The majority of methamphetamine present in the United States today originated in Mexico. The ingredients required to manufacture meth are difficult to acquire in the U.S., due to state and federal crackdowns on products containing ephedrine. Mexico has more relaxed laws which have allowed Mexican drug cartels to operate methamphetamine super-laboratories and the cartels’ largest market is Americans.
While most of Mexico’s northern territory borders Texas, surprisingly, almost three-quarters (70 percent) of all Mexican meth enters the country through San Diego, California, according to a report conducted by the California Department of Justice.
The report highlighted the need for increased coordination between federal, state and local law enforcement agencies. As transnational organized crime cells become more sophisticated, it requires an equally sophisticated and coordinated response from law enforcement.

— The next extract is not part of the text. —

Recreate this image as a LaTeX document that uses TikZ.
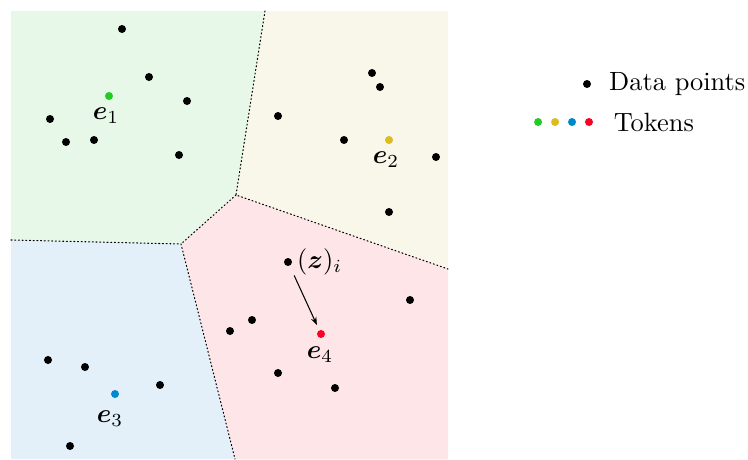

In 2013, California border authorities seized over 6,200 kilograms of methamphetamine entering California, a three-fold increase since 2009.
Earlier this week, California Attorney General Kamala D. Harris announced that a new task force is being formed to combat the spread of methamphetamine, the Los Angeles Times reports. The task force will consist of six agents that will investigate the production and distribution of methamphetamine. The anti-meth unit will be funded by a federal grant secured through the Office of Community Oriented Policing Services (COPS) within the U.S. Department of Justice.
“Transnational criminal organizations have made California the largest point of entry for methamphetamine into the United States,” Harris said in a statement. “This funding supports the California Department of Justice’s crackdown on this devastating drug by strengthening our enforcement capabilities.”
“The production and use of meth is a serious threat to the health and safety of our communities,” Ronald L. Davis, COPS Office Director said.